The hounds entered the wood and the great oaks rang with the sound of them, and Orion followed with an enduring speed that he may have got from our fields or that may have come to him over the border from Elfland. The dark of the wood was intense but he followed his hounds' cry, and they did not need to see with that wonderful scent to guide them. They never wavered as they followed that scent, but went on through gloaming and starlight. It was not like any hunt of fox or stag; for another fox will cross the line of a fox, or a stag may pass through a herd of stags and hinds; even a flock of sheep will bewilder hounds by crossing the line they follow; but this unicorn was the only magical thing in all our fields that night, and his scent lay unmistakable over the earthly grass, a burning pungent flavour of enchantment among the things of every day. They hunted him clear through the wood and down to a valley, the two foxes keeping with him and watching still: he picked his feet carefully as he went down the hill, as though his weight hurt them while he descended the slope, yet his pace was as fast as that of the hounds going down: then he went a little way along the trough of the valley, turning to his left as soon as he came down the hill, but the hounds gained on him then and he turned for the opposite slope. And then his weariness could be concealed no longer, the thing that all wild creatures conceal to the last; he toiled over every step as though his legs dragged his body heavily. Orion saw him from the opposite slope.

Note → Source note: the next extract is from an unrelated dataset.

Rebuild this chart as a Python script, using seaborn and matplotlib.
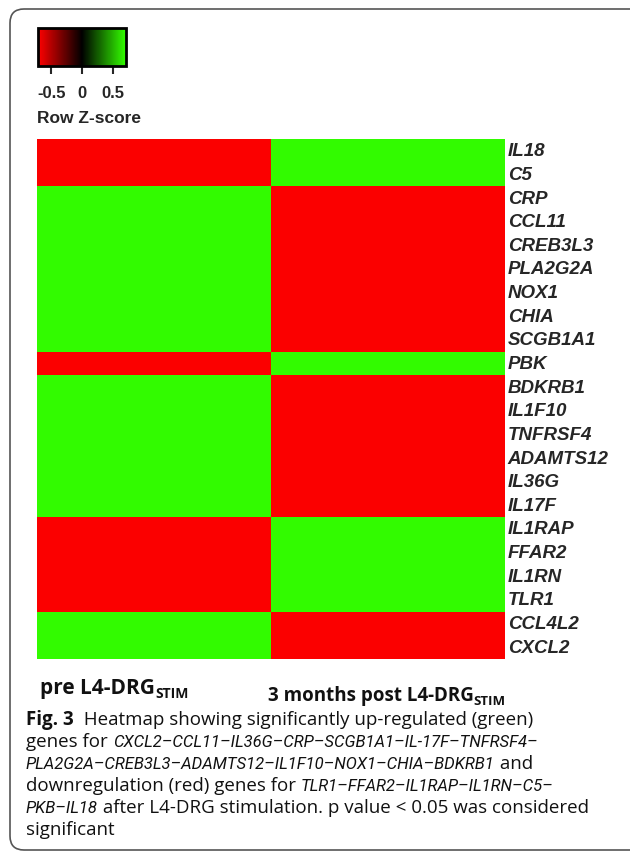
import numpy as np
import pandas as pd
import seaborn as sns
import matplotlib.pyplot as plt
from matplotlib.colors import LinearSegmentedColormap
from matplotlib.patches import FancyBboxPatch

genes = ['IL18', 'C5', 'CRP', 'CCL11', 'CREB3L3', 'PLA2G2A', 'NOX1', 'CHIA',
         'SCGB1A1', 'PBK', 'BDKRB1', 'IL1F10', 'TNFRSF4', 'ADAMTS12', 'IL36G',
         'IL17F', 'IL1RAP', 'FFAR2', 'IL1RN', 'TLR1', 'CCL4L2', 'CXCL2']
# row z-scores (two samples -> +/-0.707)
pre = [-0.707, -0.707, 0.707, 0.707, 0.707, 0.707, 0.707, 0.707, 0.707, -0.707,
       0.707, 0.707, 0.707, 0.707, 0.707, 0.707, -0.707, -0.707, -0.707, -0.707,
       0.707, 0.707]
post = [0.707, 0.707, -0.707, -0.707, -0.707, -0.707, -0.707, -0.707, -0.707, 0.707,
        -0.707, -0.707, -0.707, -0.707, -0.707, -0.707, 0.707, 0.707, 0.707, 0.707,
        -0.707, -0.707]
cbar_ticks = [-0.5, 0, 0.5]

df = pd.DataFrame({'pre': pre, 'post': post}, index=genes)

sns.set_style('white')
plt.rcParams['font.family'] = ['Liberation Sans', 'DejaVu Sans']

W, H = 630, 853
fig = plt.figure(figsize=(W / 100, H / 100), dpi=100)

def box(x0, y0, x1, y1):
    return [x0 / W, 1 - y1 / H, (x1 - x0) / W, (y1 - y0) / H]

# full-figure pixel axes for border and free text
bg = fig.add_axes([0, 0, 1, 1])
bg.set_xlim(0, W)
bg.set_ylim(H, 0)
bg.axis('off')
bg.add_patch(FancyBboxPatch((10, 10), 640, 841, boxstyle='round,pad=0,rounding_size=14',
                            fc='white', ec='#555555', lw=1.2))

ax = fig.add_axes(box(37, 140, 505, 660))
cax = fig.add_axes(box(38, 29, 126, 67))

cmap = LinearSegmentedColormap.from_list('rg', ['#FF0000', '#000000', '#33FF00'])
sns.heatmap(df, ax=ax, cmap=cmap, vmin=-0.72, vmax=0.72, cbar_ax=cax,
            cbar_kws={'orientation': 'horizontal', 'ticks': cbar_ticks},
            xticklabels=False, yticklabels=genes)

ax.yaxis.tick_right()
ax.tick_params(axis='y', length=0, pad=2)
for t in ax.get_yticklabels():
    t.set_rotation(0)
    t.set_fontsize(13.5)
    t.set_fontweight('bold')
    t.set_fontstyle('italic')
    t.set_va('center')
ax.set_ylabel('')

cb = ax.collections[0].colorbar
cb.outline.set_edgecolor('black')
cb.outline.set_linewidth(2)
cax.tick_params(axis='x', length=6, width=1.5, pad=8, labelsize=12)
cax.set_xticklabels(['-0.5', '0', '0.5'], fontweight='bold')
bg.text(37, 118, 'Row Z-score', fontsize=12.5, fontweight='bold', va='center', ha='left')

fig.canvas.draw()
renderer = fig.canvas.get_renderer()

sans = ['Open Sans', 'DejaVu Sans']
ital = ['Roboto', 'DejaVu Sans']   # narrower italic for gene names in the caption
ci = 12

def seg_line(x, y, parts):
    for txt, size, weight, style, dy in parts:
        fam = ital if style == 'italic' else sans
        if style == 'italic':
            size = ci
        t = bg.text(x, y + dy, txt, fontsize=size, fontweight=weight, fontstyle=style,
                    family=fam, va='baseline', ha='left', color='#111111')
        bb = t.get_window_extent(renderer)
        x += bb.width

seg_line(40, 694, [('pre L4-DRG', 15, 'bold', 'normal', 0),
                   ('STIM', 10, 'bold', 'normal', 4)])
seg_line(268, 701, [('3 months post L4-DRG', 13.5, 'bold', 'normal', 0),
                    ('STIM', 9.5, 'bold', 'normal', 4)])

cs = 13.5
lines = [
    [('Fig. 3', cs, 'bold', 'normal', 0), ('  Heatmap showing significantly up-regulated (green)', cs, 'normal', 'normal', 0)],
    [('genes for ', cs, 'normal', 'normal', 0), ('CXCL2\u2013CCL11\u2013IL36G\u2013CRP\u2013SCGB1A1\u2013IL-17F\u2013TNFRSF4\u2013', cs, 'normal', 'italic', 0)],
    [('PLA2G2A\u2013CREB3L3\u2013ADAMTS12\u2013IL1F10\u2013NOX1\u2013CHIA\u2013BDKRB1', cs, 'normal', 'italic', 0), (' and', cs, 'normal', 'normal', 0)],
    [('downregulation (red) genes for ', cs, 'normal', 'normal', 0), ('TLR1\u2013FFAR2\u2013IL1RAP\u2013IL1RN\u2013C5\u2013', cs, 'normal', 'italic', 0)],
    [('PKB\u2013IL18', cs, 'normal', 'italic', 0), (' after L4-DRG stimulation. p value < 0.05 was considered', cs, 'normal', 'normal', 0)],
    [('significant', cs, 'normal', 'normal', 0)],
]
for i, parts in enumerate(lines):
    seg_line(26, 725 + i * 22, parts)

fig.savefig('out.png', dpi=100)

And when the unicorn got to the top the hounds were close behind him, so that he suddenly whipped round his great single horn and stood before them threatening. Then the hounds bayed about him, but the horn waved and bowed with such swift grace that no hound got a grip; they knew death when they saw it, and eager though they were to fasten upon him they leaped back from that flashing horn. Then Orion came up with his bow, but he would not shoot, perhaps because it was hard to put an arrow safely past his pack of hounds, perhaps because of a feeling such as we have to-day, and which is no new thing among us, that it was unfair to the unicorn. Instead he drew an old sword that he was wearing, and advanced through his hounds and engaged that deadly horn. And the unicorn arched his neck, and the horn flashed at Orion; and, weary though the unicorn was, yet a mighty force remained in that muscular neck to drive the blow that he aimed, and Orion barely parried. He thrust at the unicorn's throat, but the great horn tossed the sword aside from its aim and again lunged at Orion. Again he parried with the whole weight of his arm, and had but an inch to spare. He thrust again at the throat, and the unicorn parried the sword-thrust almost contemptuously. Again and again the unicorn aimed fair at Orion's heart; the huge white beast stepped forward pressing Orion back. That graceful bowing neck, with its white arch of hard muscle driving the deadly horn, was wearying Orion's arm. Once more he thrust and failed; he saw the unicorn's eye flash wickedly in the starlight, he saw all white before him the fearful arch of its neck, he knew he could turn aside its heavy blows no more; and then a hound got a grip in front of the right shoulder. No moments passed before many another hound leaped on to the unicorn, each with a chosen grip, for all that they looked like a rabble rolling and heaving by chance. Orion thrust no more, for many hounds all at once were between him and his enemy's throat. Awful groans came from the unicorn, such sounds as are not heard in the fields we know; and then there was no sound but the deep growl of the hounds that roared over the wonderful carcase as they wallowed in fabulous blood."